Uche Chukwumerije , (11 January 1939 – 19 April 2015), popularly referred to as "Comrade Chukwumerije" because of his lifelong socialist beliefs,  was elected a senator of the Federal Republic of Nigeria in April 2003, representing Abia North Senatorial District.

Early life 
Chukwumerije was born on 11 January 1939 in Ogoja, in present day Cross River State of Nigeria, to Sergeant Ogbonna Chukwumerije (popularly called Sarji) and his third wife Mrs Egejuru Chukwumerije, both hailing from Isuochi in present day Abia State of Nigeria.
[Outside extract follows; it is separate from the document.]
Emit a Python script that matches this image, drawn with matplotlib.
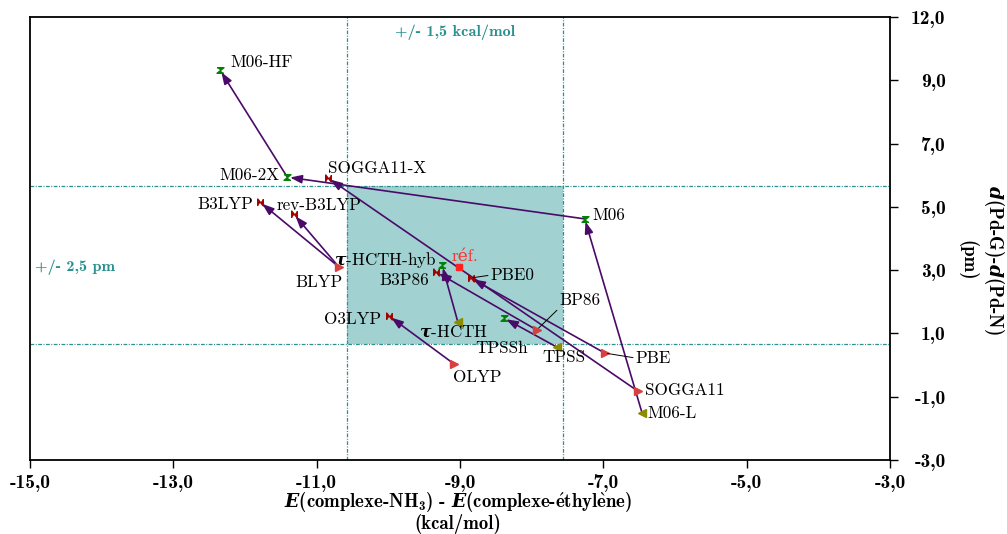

He was the 4th of his mother's eight children: Daniel, Roland, Ahamefula (Joe), Ucheruaka, Ifeyinwa, Rosa, Ochi, Onyekozuoro (Onyex).

Education 
He attended Methodist Central School, Nkwoagu, Isuochi, Abia State, 1943–52; Our Lady's High School, Onitsha, 1953–57; University College Ibadan, 1958–61, where he majored in Economics; Faith Bible College, Sango-Ota, 1991-92.

Early career
Head Features Desk, DailyTimes, 1961; News Desk, Nigerian Broadcasting Corporation (now FRCN);

Political career 
Chukwumerije served as Minister of Information and Culture under General Ibrahim Babangida and under the Interim National Government of Ernest Shonekan.

Senate
In the Fourth Republic, Chukwumerije was elected to the Senate on the Peoples Democratic Party's platform, but he fell out of favor with the party's leadership when he opposed the Third Term Agenda. Chukwumerije eventually decamped to the Progressive Peoples Alliance in 2006, and was reelected to the Senate on April 28, 2007.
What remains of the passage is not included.